---------- SOURCE EXCERPT

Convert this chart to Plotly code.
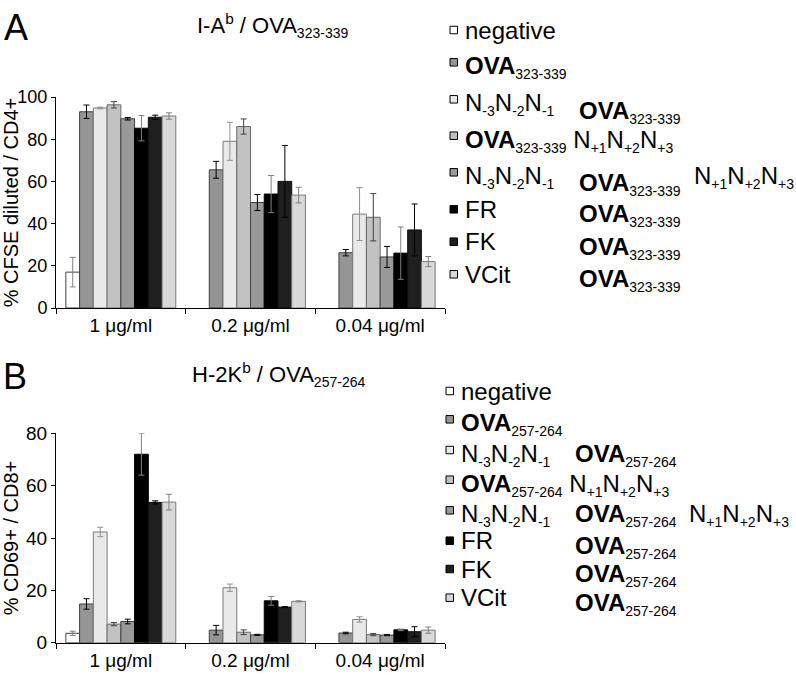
import plotly.graph_objects as go

# ---------------- data ----------------
categories = ["1 μg/ml", "0.2 μg/ml", "0.04 μg/ml"]
series = ["negative", "OVA", "N-3N-2N-1 OVA", "OVA N+1N+2N+3",
          "N-3N-2N-1 OVA N+1N+2N+3", "FR OVA", "FK OVA", "VCit OVA"]

# Panel A: % CFSE diluted / CD4+
a_negative = [17, None, None]
a_ova = [93, 65.5, 26.2]
a_nm = [94.8, 79, 44.5]
a_np = [96.3, 86, 43]
a_nmnp = [89.7, 50, 24.2]
a_fr = [85.2, 54, 26]
a_fk = [90.4, 60, 37]
a_vcit = [91, 53.5, 22]

a_negative_err = [7, None, None]
a_ova_err = [3.2, 4, 1.5]
a_nm_err = [0.4, 9, 12.5]
a_np_err = [1.5, 3.6, 11.2]
a_nmnp_err = [0.6, 3.8, 5]
a_fr_err = [6, 8.8, 12.4]
a_fk_err = [1, 17, 12.3]
a_vcit_err = [1.5, 3.7, 2.4]

# Panel B: % CD69+ / CD8+
b_negative = [3.6, None, None]
b_ova = [14.8, 4.8, 3.7]
b_nm = [42.3, 21, 8.9]
b_np = [7.1, 4, 3.1]
b_nmnp = [8.1, 3, 2.9]
b_fr = [72, 16, 4.9]
b_fk = [53.6, 13.6, 4.2]
b_vcit = [53.7, 15.8, 4.8]

b_negative_err = [0.8, None, None]
b_ova_err = [2, 1.8, 0.3]
b_nm_err = [1.8, 1.4, 1]
b_np_err = [0.6, 0.9, 0.4]
b_nmnp_err = [0.9, 0.2, 0.2]
b_fr_err = [8, 1.7, 0.3]
b_fk_err = [0.6, 0.2, 1.9]
b_vcit_err = [3, 0.2, 1.2]

a_ticks = [0, 20, 40, 60, 80, 100]
b_ticks = [0, 20, 40, 60, 80]

# ---------------- styles ----------------
fills = ["#ffffff", "#959595", "#e9e9e9", "#c2c2c2", "#999999", "#000000", "#1f1f1f", "#d8d8d8"]
edges = ["#404040", "#404040", "#7a7a7a", "#6a6a6a", "#404040", "#000000", "#101010", "#7a7a7a"]
errc = ["#808080", "#000000", "#909090", "#404040", "#000000", "#808080", "#000000", "#808080"]

FONT = "Liberation Sans, Arial, sans-serif"
W, H = 796, 676


def px(x):
    return x / W


def py(y):
    return 1 - y / H


A_vals = [a_negative, a_ova, a_nm, a_np, a_nmnp, a_fr, a_fk, a_vcit]
A_errs = [a_negative_err, a_ova_err, a_nm_err, a_np_err, a_nmnp_err, a_fr_err, a_fk_err, a_vcit_err]
B_vals = [b_negative, b_ova, b_nm, b_np, b_nmnp, b_fr, b_fk, b_vcit]
B_errs = [b_negative_err, b_ova_err, b_nm_err, b_np_err, b_nmnp_err, b_fr_err, b_fk_err, b_vcit_err]

fig = go.Figure()
for i in range(8):
    fig.add_trace(go.Bar(
        x=categories, y=A_vals[i], name=series[i], xaxis="x", yaxis="y",
        marker=dict(color=fills[i], line=dict(color=edges[i], width=1)),
        error_y=dict(type="data", array=A_errs[i], color=errc[i], thickness=1, width=3),
        showlegend=False, offsetgroup=str(i)))
    fig.add_trace(go.Bar(
        x=categories, y=B_vals[i], name=series[i], xaxis="x2", yaxis="y2",
        marker=dict(color=fills[i], line=dict(color=edges[i], width=1)),
        error_y=dict(type="data", array=B_errs[i], color=errc[i], thickness=1, width=3),
        showlegend=False, offsetgroup=str(i)))

xdom = [px(56), px(445)]
axis_common = dict(showline=True, linecolor="#000", linewidth=1, showgrid=False,
                   zeroline=False, ticks="outside", tickcolor="#000", automargin=False)

fig.update_layout(
    width=W, height=H, margin=dict(l=0, r=0, t=0, b=0, autoexpand=False),
    paper_bgcolor="white", plot_bgcolor="white",
    barmode="group", bargap=0.152, bargroupgap=0,
    font=dict(family=FONT, color="#000"),
    xaxis=dict(domain=xdom, anchor="y", type="category", tickson="boundaries",
               ticklen=5, tickfont=dict(size=19), range=[-0.5, 2.5], **axis_common),
    yaxis=dict(domain=[py(308), py(97)], anchor="x", range=[0, 100], tickvals=a_ticks,
               ticklen=4, tickfont=dict(size=18),
               title=dict(text="% CFSE diluted / CD4+", font=dict(size=20)),
               **axis_common),
    xaxis2=dict(domain=xdom, anchor="y2", type="category", tickson="boundaries",
                ticklen=5, tickfont=dict(size=19), range=[-0.5, 2.5], **axis_common),
    yaxis2=dict(domain=[py(642.7), py(433.3)], anchor="x2", range=[0, 80], tickvals=b_ticks,
                ticklen=4, tickfont=dict(size=19),
                title=dict(text="% CD69+ / CD8+", font=dict(size=20)),
                **axis_common),
)

SUB = "<sub><span style='font-size:14px'>%s</span></sub>"


def ova(code):
    return "<b>OVA</b>" + SUB % code


NM = "N" + SUB % "-3" + "N" + SUB % "-2" + "N" + SUB % "-1"
NP = "N" + SUB % "+1" + "N" + SUB % "+2" + "N" + SUB % "+3"

annotations = []
shapes = []

# panel letters and titles
annotations.append(dict(text="A", x=px(2), y=py(50), xref="paper", yref="paper",
                        xanchor="left", yanchor="bottom", showarrow=False, font=dict(size=36)))
annotations.append(dict(text="B", x=px(1), y=py(399), xref="paper", yref="paper",
                        xanchor="left", yanchor="bottom", showarrow=False, font=dict(size=36)))
annotations.append(dict(text="I-A<sup>b</sup> / OVA" + SUB % "323-339", x=px(195), y=py(25),
                        xref="paper", yref="paper", xanchor="left", yanchor="middle",
                        showarrow=False, font=dict(size=22)))
annotations.append(dict(text="H-2K<sup>b</sup> / OVA" + SUB % "257-264", x=px(190), y=py(374),
                        xref="paper", yref="paper", xanchor="left", yanchor="middle",
                        showarrow=False, font=dict(size=22)))


def legend(rows_y, code, box_x, col1_x, col2_x, col3_x, col2_drop):
    col1 = ["negative", ova(code), NM, ova(code) + " " + NP, NM, "FR", "FK", "VCit"]
    col2 = [None, None, ova(code), None, ova(code), ova(code), ova(code), ova(code)]
    col3 = [None, None, None, None, NP, None, None, None]
    for i, y in enumerate(rows_y):
        shapes.append(dict(type="rect", xref="paper", yref="paper",
                           x0=px(box_x), x1=px(box_x + 7.5), y0=py(y + 3.75), y1=py(y - 3.75),
                           fillcolor=fills[i], line=dict(color="#000", width=1)))
        for k, (txt, xx) in enumerate(((col1[i], col1_x), (col2[i], col2_x), (col3[i], col3_x))):
            if txt is None:
                continue
            shift = -5 if "<sub>" in txt else 0
            if k == 1:
                shift -= col2_drop[i]
            annotations.append(dict(text=txt, x=px(xx), y=py(y), xref="paper", yref="paper",
                                    xanchor="left", yanchor="middle", showarrow=False,
                                    yshift=shift, font=dict(size=24)))


legend([30, 62.3, 99.3, 135.7, 172.3, 209.3, 241.7, 274.3], "323-339", 450, 463, 577, 692,
       [0, 0, 8, 0, 7, 1, 1, 1])
legend([391, 419.3, 450, 479.7, 510.3, 540.7, 569, 597.7], "257-264", 446, 459, 573, 687,
       [0, 0, 0, 0, 0, 1, 1, 1])

fig.update_layout(annotations=annotations, shapes=shapes)
fig.write_html("out.html", config={"displayModeBar": False},
               post_script="document.body.style.margin='0';document.body.style.overflow='hidden';")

--------------------

WHAT IS NEEDED |
Copy out all the data exactly; skip the pictures.

TASK SOLUTION |
Convert this chart to Plotly code.
import plotly.graph_objects as go

# ---------------- data ----------------
categories = ["1 μg/ml", "0.2 μg/ml", "0.04 μg/ml"]
series = ["negative", "OVA", "N-3N-2N-1 OVA", "OVA N+1N+2N+3",
          "N-3N-2N-1 OVA N+1N+2N+3", "FR OVA", "FK OVA", "VCit OVA"]

# Panel A: % CFSE diluted / CD4+
a_negative = [17, None, None]
a_ova = [93, 65.5, 26.2]
a_nm = [94.8, 79, 44.5]
a_np = [96.3, 86, 43]
a_nmnp = [89.7, 50, 24.2]
a_fr = [85.2, 54, 26]
a_fk = [90.4, 60, 37]
a_vcit = [91, 53.5, 22]

a_negative_err = [7, None, None]
a_ova_err = [3.2, 4, 1.5]
a_nm_err = [0.4, 9, 12.5]
a_np_err = [1.5, 3.6, 11.2]
a_nmnp_err = [0.6, 3.8, 5]
a_fr_err = [6, 8.8, 12.4]
a_fk_err = [1, 17, 12.3]
a_vcit_err = [1.5, 3.7, 2.4]

# Panel B: % CD69+ / CD8+
b_negative = [3.6, None, None]
b_ova = [14.8, 4.8, 3.7]
b_nm = [42.3, 21, 8.9]
b_np = [7.1, 4, 3.1]
b_nmnp = [8.1, 3, 2.9]
b_fr = [72, 16, 4.9]
b_fk = [53.6, 13.6, 4.2]
b_vcit = [53.7, 15.8, 4.8]

b_negative_err = [0.8, None, None]
b_ova_err = [2, 1.8, 0.3]
b_nm_err = [1.8, 1.4, 1]
b_np_err = [0.6, 0.9, 0.4]
b_nmnp_err = [0.9, 0.2, 0.2]
b_fr_err = [8, 1.7, 0.3]
b_fk_err = [0.6, 0.2, 1.9]
b_vcit_err = [3, 0.2, 1.2]

a_ticks = [0, 20, 40, 60, 80, 100]
b_ticks = [0, 20, 40, 60, 80]

# ---------------- styles ----------------
fills = ["#ffffff", "#959595", "#e9e9e9", "#c2c2c2", "#999999", "#000000", "#1f1f1f", "#d8d8d8"]
edges = ["#404040", "#404040", "#7a7a7a", "#6a6a6a", "#404040", "#000000", "#101010", "#7a7a7a"]
errc = ["#808080", "#000000", "#909090", "#404040", "#000000", "#808080", "#000000", "#808080"]

FONT = "Liberation Sans, Arial, sans-serif"
W, H = 796, 676


def px(x):
    return x / W


def py(y):
    return 1 - y / H


A_vals = [a_negative, a_ova, a_nm, a_np, a_nmnp, a_fr, a_fk, a_vcit]
A_errs = [a_negative_err, a_ova_err, a_nm_err, a_np_err, a_nmnp_err, a_fr_err, a_fk_err, a_vcit_err]
B_vals = [b_negative, b_ova, b_nm, b_np, b_nmnp, b_fr, b_fk, b_vcit]
B_errs = [b_negative_err, b_ova_err, b_nm_err, b_np_err, b_nmnp_err, b_fr_err, b_fk_err, b_vcit_err]

fig = go.Figure()
for i in range(8):
    fig.add_trace(go.Bar(
        x=categories, y=A_vals[i], name=series[i], xaxis="x", yaxis="y",
        marker=dict(color=fills[i], line=dict(color=edges[i], width=1)),
        error_y=dict(type="data", array=A_errs[i], color=errc[i], thickness=1, width=3),
        showlegend=False, offsetgroup=str(i)))
    fig.add_trace(go.Bar(
        x=categories, y=B_vals[i], name=series[i], xaxis="x2", yaxis="y2",
        marker=dict(color=fills[i], line=dict(color=edges[i], width=1)),
        error_y=dict(type="data", array=B_errs[i], color=errc[i], thickness=1, width=3),
        showlegend=False, offsetgroup=str(i)))

xdom = [px(56), px(445)]
axis_common = dict(showline=True, linecolor="#000", linewidth=1, showgrid=False,
                   zeroline=False, ticks="outside", tickcolor="#000", automargin=False)

fig.update_layout(
    width=W, height=H, margin=dict(l=0, r=0, t=0, b=0, autoexpand=False),
    paper_bgcolor="white", plot_bgcolor="white",
    barmode="group", bargap=0.152, bargroupgap=0,
    font=dict(family=FONT, color="#000"),
    xaxis=dict(domain=xdom, anchor="y", type="category", tickson="boundaries",
               ticklen=5, tickfont=dict(size=19), range=[-0.5, 2.5], **axis_common),
    yaxis=dict(domain=[py(308), py(97)], anchor="x", range=[0, 100], tickvals=a_ticks,
               ticklen=4, tickfont=dict(size=18),
               title=dict(text="% CFSE diluted / CD4+", font=dict(size=20)),
               **axis_common),
    xaxis2=dict(domain=xdom, anchor="y2", type="category", tickson="boundaries",
                ticklen=5, tickfont=dict(size=19), range=[-0.5, 2.5], **axis_common),
    yaxis2=dict(domain=[py(642.7), py(433.3)], anchor="x2", range=[0, 80], tickvals=b_ticks,
                ticklen=4, tickfont=dict(size=19),
                title=dict(text="% CD69+ / CD8+", font=dict(size=20)),
                **axis_common),
)

SUB = "<sub><span style='font-size:14px'>%s</span></sub>"


def ova(code):
    return "<b>OVA</b>" + SUB % code


NM = "N" + SUB % "-3" + "N" + SUB % "-2" + "N" + SUB % "-1"
NP = "N" + SUB % "+1" + "N" + SUB % "+2" + "N" + SUB % "+3"

annotations = []
shapes = []

# panel letters and titles
annotations.append(dict(text="A", x=px(2), y=py(50), xref="paper", yref="paper",
                        xanchor="left", yanchor="bottom", showarrow=False, font=dict(size=36)))
annotations.append(dict(text="B", x=px(1), y=py(399), xref="paper", yref="paper",
                        xanchor="left", yanchor="bottom", showarrow=False, font=dict(size=36)))
annotations.append(dict(text="I-A<sup>b</sup> / OVA" + SUB % "323-339", x=px(195), y=py(25),
                        xref="paper", yref="paper", xanchor="left", yanchor="middle",
                        showarrow=False, font=dict(size=22)))
annotations.append(dict(text="H-2K<sup>b</sup> / OVA" + SUB % "257-264", x=px(190), y=py(374),
                        xref="paper", yref="paper", xanchor="left", yanchor="middle",
                        showarrow=False, font=dict(size=22)))


def legend(rows_y, code, box_x, col1_x, col2_x, col3_x, col2_drop):
    col1 = ["negative", ova(code), NM, ova(code) + " " + NP, NM, "FR", "FK", "VCit"]
    col2 = [None, None, ova(code), None, ova(code), ova(code), ova(code), ova(code)]
    col3 = [None, None, None, None, NP, None, None, None]
    for i, y in enumerate(rows_y):
        shapes.append(dict(type="rect", xref="paper", yref="paper",
                           x0=px(box_x), x1=px(box_x + 7.5), y0=py(y + 3.75), y1=py(y - 3.75),
                           fillcolor=fills[i], line=dict(color="#000", width=1)))
        for k, (txt, xx) in enumerate(((col1[i], col1_x), (col2[i], col2_x), (col3[i], col3_x))):
            if txt is None:
                continue
            shift = -5 if "<sub>" in txt else 0
            if k == 1:
                shift -= col2_drop[i]
            annotations.append(dict(text=txt, x=px(xx), y=py(y), xref="paper", yref="paper",
                                    xanchor="left", yanchor="middle", showarrow=False,
                                    yshift=shift, font=dict(size=24)))


legend([30, 62.3, 99.3, 135.7, 172.3, 209.3, 241.7, 274.3], "323-339", 450, 463, 577, 692,
       [0, 0, 8, 0, 7, 1, 1, 1])
legend([391, 419.3, 450, 479.7, 510.3, 540.7, 569, 597.7], "257-264", 446, 459, 573, 687,
       [0, 0, 0, 0, 0, 1, 1, 1])

fig.update_layout(annotations=annotations, shapes=shapes)
fig.write_html("out.html", config={"displayModeBar": False},
               post_script="document.body.style.margin='0';document.body.style.overflow='hidden';")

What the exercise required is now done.